Mesa Verde was surprisingly more diverse than Either of us had anticipated. Most photos that represent the park show only Cliff Palace, the larges dwelling in the park. In actuality there are over 600 cliff dwellings, it is truly remarkable. The drive up the mesa and to the canyons of the cliff dwellings was spectacular. The fall colors streaked the hillsides. The rain had cleared out, and the clouds clung to the mountains. The larger mountains in the distance were dappled with stands of brilliant golden Aspens.
The morning gave way to afternoon and once again we took our leave and moved onward with a planned overnight trip to Northern New Mexico’s Bisti Badlands, little visited wilderness that features dinosaur bones, petrified stumps, and strange rock formations. There are no trails and one must be mindful of getting lost when heading into the badlands.

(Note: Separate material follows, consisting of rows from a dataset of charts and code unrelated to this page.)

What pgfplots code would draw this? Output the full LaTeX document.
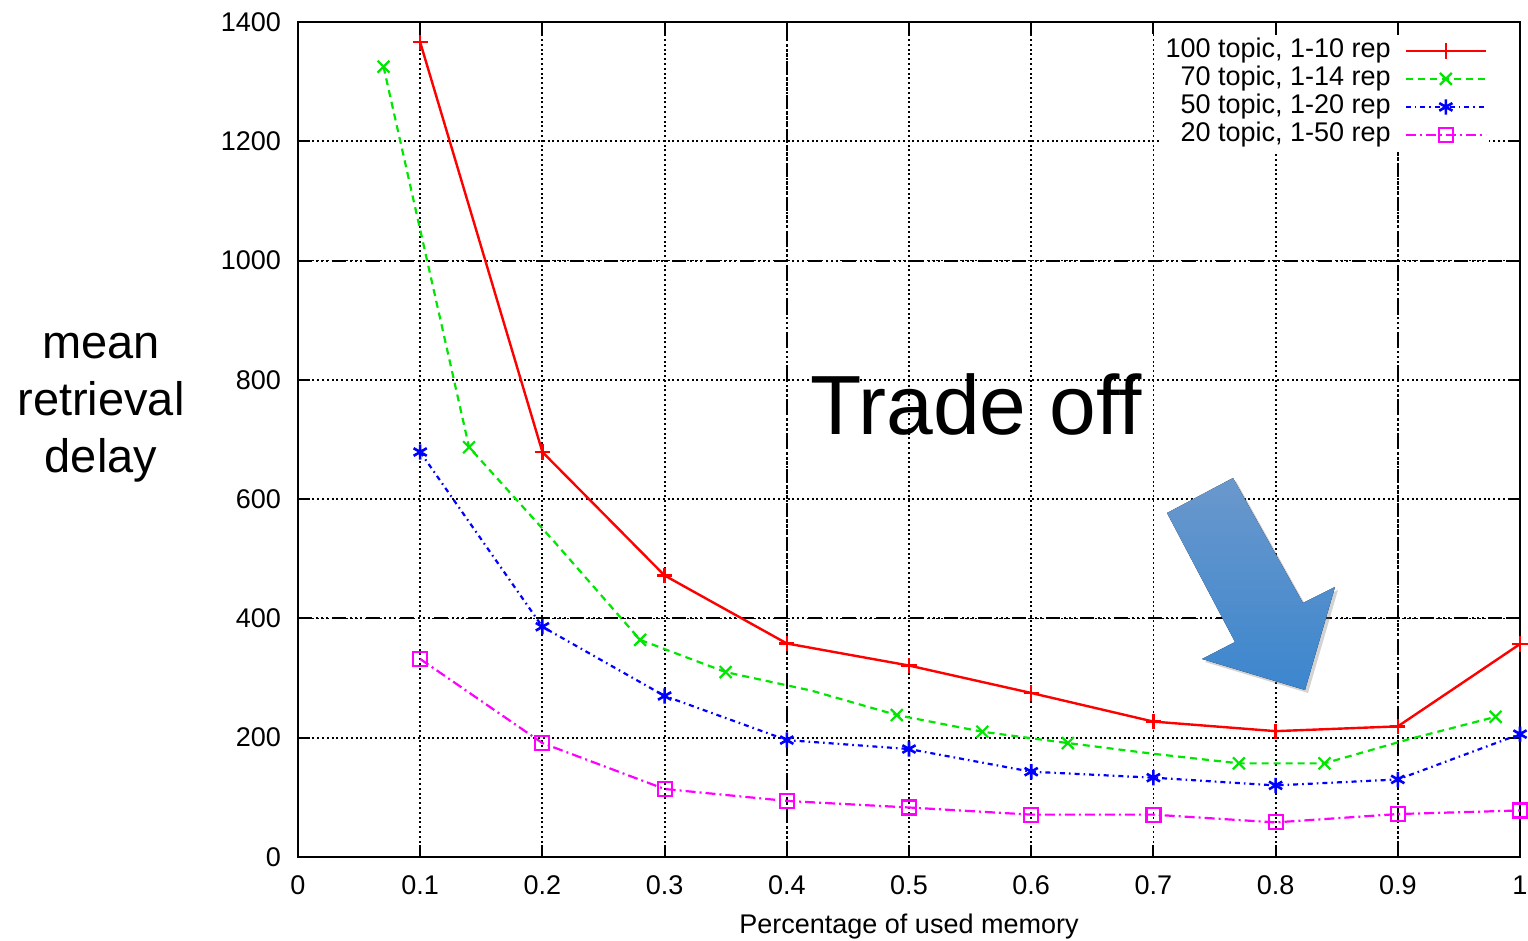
\documentclass[border=0pt]{standalone}
\usepackage{fontspec}
\setmainfont{Liberation Sans}
\usepackage{pgfplots}
\pgfplotsset{compat=1.18}
\usetikzlibrary{shadows}
\definecolor{gpred}{RGB}{255,0,0}
\definecolor{gpgreen}{RGB}{0,230,0}
\definecolor{gpblue}{RGB}{0,0,255}
\definecolor{gpmag}{RGB}{255,0,255}
\definecolor{arrtop}{RGB}{106,152,204}
\definecolor{arrbot}{RGB}{60,134,206}
\begin{document}
\begin{tikzpicture}
\path[use as bounding box] (-149pt,-42pt) rectangle (615pt,428.5pt);
\begin{axis}[
  name=ax,
  scale only axis, width=611pt, height=417.5pt,
  xmin=0, xmax=1, ymin=0, ymax=1400,
  xtick={0,0.1,0.2,0.3,0.4,0.5,0.6,0.7,0.8,0.9,1},
  xticklabels={0,0.1,0.2,0.3,0.4,0.5,0.6,0.7,0.8,0.9,1},
  ytick={0,200,400,600,800,1000,1200,1400},
  yticklabels={0,200,400,600,800,1000,1200,1400},
  tick label style={font=\fontsize{13.5}{16}\selectfont},
  yticklabel style={xshift=-5pt},
  xticklabel style={yshift=-6pt},
  grid=major,
  major grid style={black, line width=0.9pt, dash pattern=on 1pt off 1.4pt},
  extra x ticks={0.4,0.9}, extra y ticks={400,1000},
  extra x tick labels={}, extra y tick labels={},
  extra tick style={major grid style={black, line width=1pt, dash pattern=on 7pt off 2pt on 1pt off 1.5pt on 1pt off 1.5pt on 1pt off 2pt}},
  axis line style={black, line width=1pt},
  tick style={black, line width=1pt}, major tick length=6pt,
  xlabel={Percentage of used memory},
  xlabel style={font=\fontsize{13.5}{16}\selectfont, yshift=-2.5pt},
  legend cell align=right, legend plot pos=right,
  legend style={draw=none, fill=white, at={(axis description cs:0.975,0.985)}, anchor=north east,
    font=\fontsize{13.5}{14}\selectfont, inner sep=1pt,
    nodes={inner sep=1pt, text height=9.5pt, text depth=2.5pt},
    /tikz/every odd column/.append style={column sep=6pt}},
  legend image code/.code={\draw[mark repeat=2,mark phase=2,#1] plot coordinates {(0pt,0pt) (20pt,0pt) (40pt,0pt)};},
]
\addplot[gpred, line width=1.2pt, mark=+, mark size=3.8pt, mark options={solid}] coordinates {
 (0.1,1366) (0.2,679) (0.3,472) (0.4,358) (0.5,321) (0.6,275) (0.7,227) (0.8,211) (0.9,219) (1.0,357)};
\addlegendentry{100 topic, 1-10 rep}
\addplot[gpgreen, line width=1.1pt, dash pattern=on 3.5pt off 2.5pt, mark=x, mark size=4.2pt, mark options={solid},
  mark indices={1,2,4,5,7,8,9,11,12,14}, forget plot]
 coordinates {
 (0.07,1325) (0.14,687) (0.21,528) (0.28,364) (0.35,310) (0.42,279) (0.49,238) (0.56,210) (0.63,191) (0.70,173) (0.77,157) (0.84,157) (0.91,198) (0.98,235)};
\addlegendimage{gpgreen, line width=1.1pt, dash pattern=on 3.5pt off 2.5pt, mark=x, mark size=4.2pt, mark options={solid}}
\addlegendentry{70 topic, 1-14 rep}
\addplot[gpblue, line width=1.1pt, dash pattern=on 2.5pt off 2pt on 0.8pt off 2pt, mark=asterisk, mark size=3.8pt, mark options={solid, line width=1.3pt}] coordinates {
 (0.1,679) (0.2,386) (0.3,270) (0.4,196) (0.5,181) (0.6,143) (0.7,133) (0.8,120) (0.9,130) (1.0,206)};
\addlegendentry{50 topic, 1-20 rep}
\addplot[gpmag, line width=1.1pt, dash pattern=on 5pt off 2pt on 1pt off 2pt, mark=square, mark size=3.5pt, mark options={solid}] coordinates {
 (0.1,332) (0.2,191) (0.3,114) (0.4,94) (0.5,83) (0.6,71) (0.7,71) (0.8,58) (0.9,72) (1.0,78)};
\addlegendentry{20 topic, 1-50 rep}
\end{axis}
\node[anchor=base west, inner sep=0pt, font=\fontsize{42}{50}\selectfont] at (256pt,211pt) {Trade off};
\node[align=center, font=\fontsize{23.5}{28.5}\selectfont, inner sep=0pt] at (-98.5pt,224.5pt) {mean\\retrieval\\delay};
\fill[top color=arrtop, bottom color=arrbot, drop shadow={shadow xshift=1.5pt, shadow yshift=-1.5pt, opacity=0.35}]
 (434.5pt,172pt) -- (467.5pt,189.5pt) -- (502.5pt,127pt) -- (518.5pt,135pt) -- (503.5pt,83.5pt) -- (452pt,99pt) -- (468.5pt,107.5pt) -- cycle;
\end{tikzpicture}
\end{document}
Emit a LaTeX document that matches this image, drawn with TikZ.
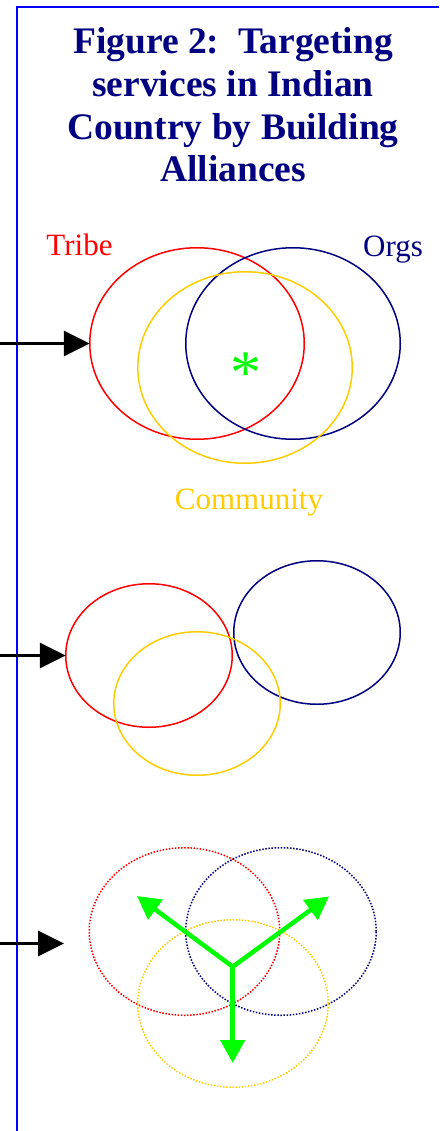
\documentclass[tikz,border=0pt]{standalone}
\usepackage{fontspec}
\setmainfont{Liberation Serif}
\usetikzlibrary{shapes.geometric,arrows.meta}
\definecolor{navyc}{RGB}{0,0,128}
\definecolor{goldc}{RGB}{255,204,0}
\definecolor{greenc}{RGB}{0,255,0}
\definecolor{bluec}{RGB}{0,0,255}
\definecolor{redc}{RGB}{255,0,0}
\begin{document}
\begin{tikzpicture}[x=1pt,y=-1pt,
  ell/.style={ellipse,draw,line width=1.5pt,inner sep=0pt,outer sep=0pt},
  bigell/.style={ell,minimum width=214.5pt,minimum height=191.5pt},
  midell/.style={ell,minimum width=166.5pt,minimum height=143.5pt},
  lowell/.style={ell,minimum width=190.5pt,minimum height=167.5pt,dash pattern=on 1.5pt off 1.6pt},
  titletext/.style={anchor=base,text=navyc,font=\fontsize{37.5}{43}\selectfont\bfseries,inner sep=0pt},
  labeltext/.style={anchor=base,font=\fontsize{31}{37}\selectfont,inner sep=0pt},
  blkarrow/.style={line width=3.5pt,-{Triangle[length=26pt,width=25pt]}},
  grnarrow/.style={draw=greenc,line width=4.5pt,-{Triangle[length=23pt,width=24pt]}}]
\useasboundingbox (0,0) rectangle (439,1131);
% border
\draw[bluec,line width=2pt] (17,1131) -- (17,7.5) -- (439,7.5);
% title
\node[titletext] (t1) at (233,54) {Figure 2:\ \ Targeting};
\node[titletext] (t2) at (233,97) {services in Indian};
\node[titletext] (t3) at (233,140) {Country by Building};
\node[titletext] (t4) at (233,182) {Alliances};
% top set
\node[bigell,draw=redc] (redA) at (197,343.5) {};
\node[bigell,draw=navyc] (navA) at (293,343.5) {};
\node[bigell,draw=goldc] (goldA) at (245,367.5) {};
\node[labeltext,text=redc] (tribe) at (79.5,256) {Tribe};
\node[labeltext,text=navyc] (orgs) at (393,257) {Orgs};
\node[labeltext,text=goldc] (comm) at (249,509) {Community};
\node[text=greenc,font=\fontsize{62}{62}\selectfont,inner sep=0pt] (star) at (246,373) {*};
\coordinate (a1) at (0,343.5);
\draw[blkarrow] (a1) -- (redA.west);
% middle set
\node[midell,draw=redc] (redB) at (149,655.5) {};
\node[midell,draw=navyc] (navB) at (317,632.5) {};
\node[midell,draw=goldc] (goldB) at (197,703.5) {};
\coordinate (a2) at (0,655.5);
\draw[blkarrow] (a2) -- (redB.west);
% bottom set
\node[lowell,draw=redc] (redC) at (184.5,931.5) {};
\node[lowell,draw=navyc] (navC) at (281,931.5) {};
\node[lowell,draw=goldc] (goldC) at (233,1003.5) {};
\coordinate (a3) at (0,943.5);
\coordinate (a3e) at (64,943.5);
\draw[blkarrow] (a3) -- (a3e);
\coordinate (gc) at (232.7,966.7);
\coordinate (g1) at (137,896);
\coordinate (g2) at (329,896.5);
\coordinate (g3) at (232.7,1063);
\draw[grnarrow] (gc) -- (g1);
\draw[grnarrow] (gc) -- (g2);
\draw[grnarrow] (gc) -- (g3);
\end{tikzpicture}
\end{document}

During our exploration we were fortunate to have cool, partly cloudy weather, and clear long range views.
After our hike, we really didnt have an location picked for our next camp, but what we needed was a two night stopover so we could get some work done both in the camper and online. We consulted maps, along with all of our frequent boondocking resources and found what appeared to be a promising area about 2 hours away called Jemez Springs.
Jemez Springs was a true gem. We camped on FSR 376 about 9 miles north of the village of Jemez Springs. There are upwards of 100 campsites dispersed along the road. Most feature impressive rock formations, aspen meadows, or both. Absolutely picturesque and so close to all the area has to offer, such as Spencer Hot Springs and the the Valles Caldera National Preserve, the sites are sure to fill up in the winter. Spencer hot springs is really a 2 pool warm spring a short walk from a parking lot on highway 4. At the upper pool there is a small grotto just big enough for two people to lounge comfortably. Just watch out for the tarantulas that may be out for their morning stroll.
We spent a day working online, organizing the truck/traytray. Morning arrived cold and crisp, and we blasted out, up and over the caldera, through Bandolier National Monument & Los Alamos and coasted down the hill into Santa Fe to meet the parents.